Sunday, September 30, 2007

When did torture become sexy?

We first got our idea for creating a blog when our staff began reading about a backlash against the advertising campaign for the movie Captivity. So even though the fervor has died down and the movie is out of theaters, we still wanted to post about it briefly.

In her article at the Huffington Post, Jill Soloway described the billboards she saw as she was taking her young son to school:

The first image had a black-gloved hand over her mouth, titled CAPTURE. Next, her eyes begged for rescue as her mascara ran and her bloody finger tried to pry its way out of a cage, titled CONFINEMENT.

In the next picture, titled TORTURE, she was encased in a strange mask, with tubes coming out of her nose, draining blood.

The last frame was Elisha, may her career rest in peace after posing for this, hanging dead, lying on her back with one breast prominently displayed. The word in this frame was TERMINATION.
What's the big deal, right? It's just a horror movie. Jill's assessment:

This wasn't just horror, this wasn't just misogyny... it was a grody combo platter of the two, the torture almost a punishment for the sexiness.
So when did torture become sexy? We've seen it in a gradual movement leading to Hostel, a film that explicitly associated torture and violence with erotic gratification, but this is the first time that we've seen a torture film marketed in such a way. Joss Wheadon, creator of Buffy the Vampire Slayer, had this to say about the film in his own letter to the MPAA:

I've watched plenty of horror - in fact I've made my share. But the advent of torture-porn and the total dehumanizing not just of women (though they always come first) but of all human beings has made horror a largely unpalatable genre. This ad campaign is part of something dangerous and repulsive, and that act of aggression has to be answered. . .

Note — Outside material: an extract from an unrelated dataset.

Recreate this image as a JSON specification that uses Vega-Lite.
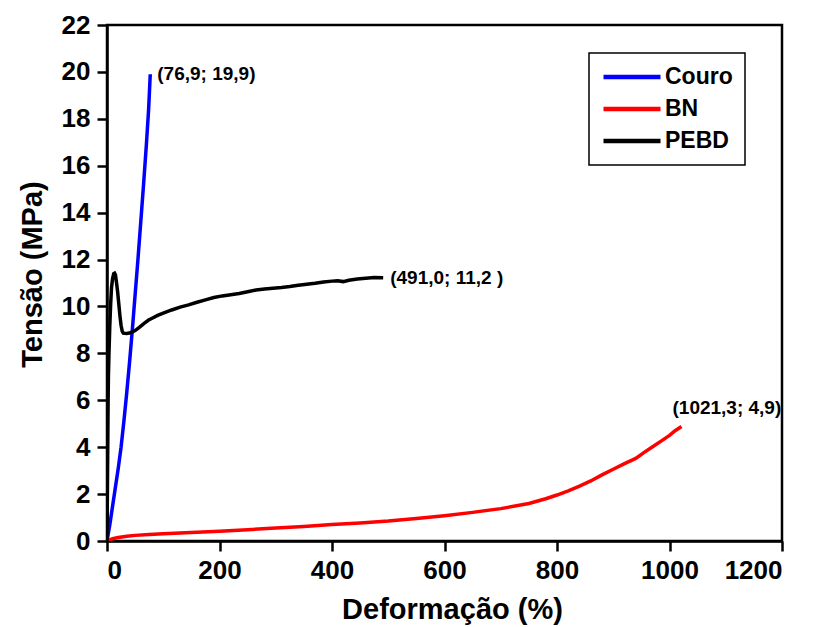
{
  "$schema": "https://vega.github.io/schema/vega-lite/v6.json",
  "autosize": "none",
  "width": 675,
  "height": 516,
  "padding": {"left": 107, "top": 25, "right": 34, "bottom": 86},
  "background": "white",
  "config": {
    "view": {"stroke": "black", "strokeWidth": 2.5},
    "font": "Liberation Sans",
    "axis": {
      "grid": false,
      "domainColor": "black",
      "domainWidth": 2.5,
      "tickColor": "black",
      "tickWidth": 2.5,
      "tickSize": 10,
      "labelFont": "Liberation Sans",
      "labelFontWeight": "bold",
      "labelFontSize": 26,
      "labelColor": "black",
      "titleFont": "Liberation Sans",
      "titleFontWeight": "bold",
      "titleFontSize": 29,
      "titleColor": "black"
    },
    "legend": {
      "orient": "none",
      "legendX": 482,
      "legendY": 28,
      "padding": 12,
      "strokeColor": "black",
      "fillColor": "white",
      "strokeWidth": 1.5,
      "labelFont": "Liberation Sans",
      "labelFontWeight": "bold",
      "labelFontSize": 23,
      "labelColor": "black",
      "symbolType": "M-1,0H5",
      "symbolSize": 361,
      "symbolStrokeWidth": 4.5,
      "labelOffset": 40,
      "rowPadding": 8,
      "title": null
    }
  },
  "datasets": {
    "curves": [
      {"serie": "Couro", "def": 0, "tensao": 0},
      {"serie": "Couro", "def": 5, "tensao": 0.7},
      {"serie": "Couro", "def": 10, "tensao": 1.5},
      {"serie": "Couro", "def": 15, "tensao": 2.3},
      {"serie": "Couro", "def": 20, "tensao": 3.1},
      {"serie": "Couro", "def": 25, "tensao": 4.0},
      {"serie": "Couro", "def": 30, "tensao": 5.1},
      {"serie": "Couro", "def": 35, "tensao": 6.3},
      {"serie": "Couro", "def": 40, "tensao": 7.6},
      {"serie": "Couro", "def": 45, "tensao": 9.0},
      {"serie": "Couro", "def": 50, "tensao": 10.5},
      {"serie": "Couro", "def": 55, "tensao": 12.0},
      {"serie": "Couro", "def": 60, "tensao": 13.6},
      {"serie": "Couro", "def": 65, "tensao": 15.2},
      {"serie": "Couro", "def": 70, "tensao": 16.9},
      {"serie": "Couro", "def": 74, "tensao": 18.4},
      {"serie": "Couro", "def": 76.9, "tensao": 19.9},

      {"serie": "BN", "def": 0, "tensao": 0},
      {"serie": "BN", "def": 5, "tensao": 0.05},
      {"serie": "BN", "def": 10, "tensao": 0.1},
      {"serie": "BN", "def": 20, "tensao": 0.15},
      {"serie": "BN", "def": 35, "tensao": 0.2},
      {"serie": "BN", "def": 50, "tensao": 0.24},
      {"serie": "BN", "def": 75, "tensao": 0.28},
      {"serie": "BN", "def": 100, "tensao": 0.31},
      {"serie": "BN", "def": 150, "tensao": 0.36},
      {"serie": "BN", "def": 200, "tensao": 0.42},
      {"serie": "BN", "def": 250, "tensao": 0.48},
      {"serie": "BN", "def": 300, "tensao": 0.55},
      {"serie": "BN", "def": 350, "tensao": 0.62},
      {"serie": "BN", "def": 400, "tensao": 0.7},
      {"serie": "BN", "def": 450, "tensao": 0.77},
      {"serie": "BN", "def": 500, "tensao": 0.85},
      {"serie": "BN", "def": 550, "tensao": 0.96},
      {"serie": "BN", "def": 600, "tensao": 1.08},
      {"serie": "BN", "def": 650, "tensao": 1.22},
      {"serie": "BN", "def": 700, "tensao": 1.38},
      {"serie": "BN", "def": 750, "tensao": 1.6},
      {"serie": "BN", "def": 780, "tensao": 1.8},
      {"serie": "BN", "def": 800, "tensao": 1.96},
      {"serie": "BN", "def": 820, "tensao": 2.14},
      {"serie": "BN", "def": 840, "tensao": 2.34},
      {"serie": "BN", "def": 860, "tensao": 2.56},
      {"serie": "BN", "def": 880, "tensao": 2.82},
      {"serie": "BN", "def": 900, "tensao": 3.06},
      {"serie": "BN", "def": 920, "tensao": 3.3},
      {"serie": "BN", "def": 940, "tensao": 3.52},
      {"serie": "BN", "def": 955, "tensao": 3.78},
      {"serie": "BN", "def": 970, "tensao": 4.02},
      {"serie": "BN", "def": 985, "tensao": 4.26},
      {"serie": "BN", "def": 1000, "tensao": 4.5},
      {"serie": "BN", "def": 1010, "tensao": 4.7},
      {"serie": "BN", "def": 1021.3, "tensao": 4.88},

      {"serie": "PEBD", "def": 0, "tensao": 0},
      {"serie": "PEBD", "def": 0.5, "tensao": 1.5},
      {"serie": "PEBD", "def": 1, "tensao": 3},
      {"serie": "PEBD", "def": 1.5, "tensao": 4.5},
      {"serie": "PEBD", "def": 2, "tensao": 6},
      {"serie": "PEBD", "def": 2.5, "tensao": 7},
      {"serie": "PEBD", "def": 3.5, "tensao": 8},
      {"serie": "PEBD", "def": 5, "tensao": 9.2},
      {"serie": "PEBD", "def": 6.5, "tensao": 10.1},
      {"serie": "PEBD", "def": 8, "tensao": 10.8},
      {"serie": "PEBD", "def": 10, "tensao": 11.2},
      {"serie": "PEBD", "def": 12, "tensao": 11.4},
      {"serie": "PEBD", "def": 13.5, "tensao": 11.42},
      {"serie": "PEBD", "def": 15, "tensao": 11.35},
      {"serie": "PEBD", "def": 17, "tensao": 11.0},
      {"serie": "PEBD", "def": 19, "tensao": 10.6},
      {"serie": "PEBD", "def": 21, "tensao": 10.1},
      {"serie": "PEBD", "def": 23, "tensao": 9.6},
      {"serie": "PEBD", "def": 25, "tensao": 9.2},
      {"serie": "PEBD", "def": 27, "tensao": 8.95},
      {"serie": "PEBD", "def": 29, "tensao": 8.86},
      {"serie": "PEBD", "def": 35, "tensao": 8.85},
      {"serie": "PEBD", "def": 42, "tensao": 8.88},
      {"serie": "PEBD", "def": 50, "tensao": 8.97},
      {"serie": "PEBD", "def": 58, "tensao": 9.12},
      {"serie": "PEBD", "def": 66, "tensao": 9.28},
      {"serie": "PEBD", "def": 74, "tensao": 9.42},
      {"serie": "PEBD", "def": 82, "tensao": 9.52},
      {"serie": "PEBD", "def": 90, "tensao": 9.62},
      {"serie": "PEBD", "def": 100, "tensao": 9.72},
      {"serie": "PEBD", "def": 115, "tensao": 9.85},
      {"serie": "PEBD", "def": 130, "tensao": 9.97},
      {"serie": "PEBD", "def": 145, "tensao": 10.07},
      {"serie": "PEBD", "def": 160, "tensao": 10.18},
      {"serie": "PEBD", "def": 175, "tensao": 10.28},
      {"serie": "PEBD", "def": 190, "tensao": 10.38},
      {"serie": "PEBD", "def": 205, "tensao": 10.45},
      {"serie": "PEBD", "def": 220, "tensao": 10.5},
      {"serie": "PEBD", "def": 235, "tensao": 10.55},
      {"serie": "PEBD", "def": 250, "tensao": 10.63},
      {"serie": "PEBD", "def": 265, "tensao": 10.7},
      {"serie": "PEBD", "def": 280, "tensao": 10.74},
      {"serie": "PEBD", "def": 295, "tensao": 10.78},
      {"serie": "PEBD", "def": 310, "tensao": 10.81},
      {"serie": "PEBD", "def": 325, "tensao": 10.85},
      {"serie": "PEBD", "def": 340, "tensao": 10.9},
      {"serie": "PEBD", "def": 355, "tensao": 10.95},
      {"serie": "PEBD", "def": 370, "tensao": 10.99},
      {"serie": "PEBD", "def": 385, "tensao": 11.04},
      {"serie": "PEBD", "def": 400, "tensao": 11.08},
      {"serie": "PEBD", "def": 410, "tensao": 11.1},
      {"serie": "PEBD", "def": 420, "tensao": 11.06},
      {"serie": "PEBD", "def": 430, "tensao": 11.12},
      {"serie": "PEBD", "def": 445, "tensao": 11.17},
      {"serie": "PEBD", "def": 460, "tensao": 11.2},
      {"serie": "PEBD", "def": 475, "tensao": 11.23},
      {"serie": "PEBD", "def": 491, "tensao": 11.22}
    ],
    "ends": [
      {"serie": "Couro", "def": 76.9, "tensao": 19.9, "rotulo": "(76,9; 19,9)"},
      {"serie": "PEBD", "def": 491, "tensao": 11.2, "rotulo": "(491,0; 11,2 )"}
    ],
    "endsBN": [
      {"serie": "BN", "def": 1021.3, "tensao": 4.9, "rotulo": "(1021,3; 4,9)"}
    ]
  },
  "layer": [
    {
      "data": {"name": "curves"},
      "mark": {"type": "line", "strokeWidth": 3.5, "clip": true},
      "encoding": {
        "x": {
          "field": "def",
          "type": "quantitative",
          "scale": {"domain": [0, 1200], "nice": false, "zero": false},
          "axis": {"values": [0, 200, 400, 600, 800, 1000, 1200], "format": "d", "title": "Deformação (%)", "labelPadding": 6, "titlePadding": 12, "titleX": 345}
        },
        "y": {
          "field": "tensao",
          "type": "quantitative",
          "scale": {"domain": [0, 22], "nice": false, "zero": false},
          "axis": {"values": [0, 2, 4, 6, 8, 10, 12, 14, 16, 18, 20, 22], "format": "d", "title": "Tensão (MPa)", "labelPadding": 7, "titlePadding": 14, "titleY": 249}
        },
        "color": {
          "field": "serie",
          "type": "nominal",
          "scale": {"domain": ["Couro", "BN", "PEBD"], "range": ["#0000ff", "#ff0000", "#000000"]},
          "legend": {}
        },
        "order": {"field": "def", "type": "quantitative"}
      }
    },
    {
      "data": {"name": "ends"},
      "mark": {"type": "text", "align": "left", "baseline": "middle", "dx": 7, "fontSize": 19, "fontWeight": "bold", "font": "Liberation Sans", "color": "black"},
      "encoding": {
        "x": {"field": "def", "type": "quantitative"},
        "y": {"field": "tensao", "type": "quantitative"},
        "text": {"field": "rotulo"}
      }
    },
    {
      "data": {"name": "endsBN"},
      "mark": {"type": "text", "align": "left", "baseline": "middle", "dx": -9, "dy": -18, "fontSize": 19, "fontWeight": "bold", "font": "Liberation Sans", "color": "black"},
      "encoding": {
        "x": {"field": "def", "type": "quantitative"},
        "y": {"field": "tensao", "type": "quantitative"},
        "text": {"field": "rotulo"}
      }
    }
  ]
}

But this ad is part of a cycle of violence and misogyny that takes something away from the people who have to see it. It's like being mugged (and I have been). These people flouted the basic rules of human decency. God knows the culture led them there, but we have to find our way back and we have to make them know that people will not stand for this.
The backlash, described in Soloway's article and in news and entertainment pieces across the nation, reached a fever pitch, with tens of thousands of calls and letters made to the MPAA.

How can we create movement like this in our own community?


Anonymous said...

So are you bother by the message the marketing sends or the content of the movie?

Women's Resource Center said...

Both. The film itself assumes that people want to watch a woman being kidnapped and tortured for entertainment value. It's not a documentary meant to shock people into action. The display of violence in this film is purely for enjoyment.

That being said, there are two victims in the film who are kidnapped and tortured. However, the advertising campaigns only show Elisha Cuthbert, as if it is a bigger draw to see an attractive young woman tortured than it is to see violence directed toward a man. The violence is troubling in any case, but the sexually charged and gendered marketing raises another host of concerns.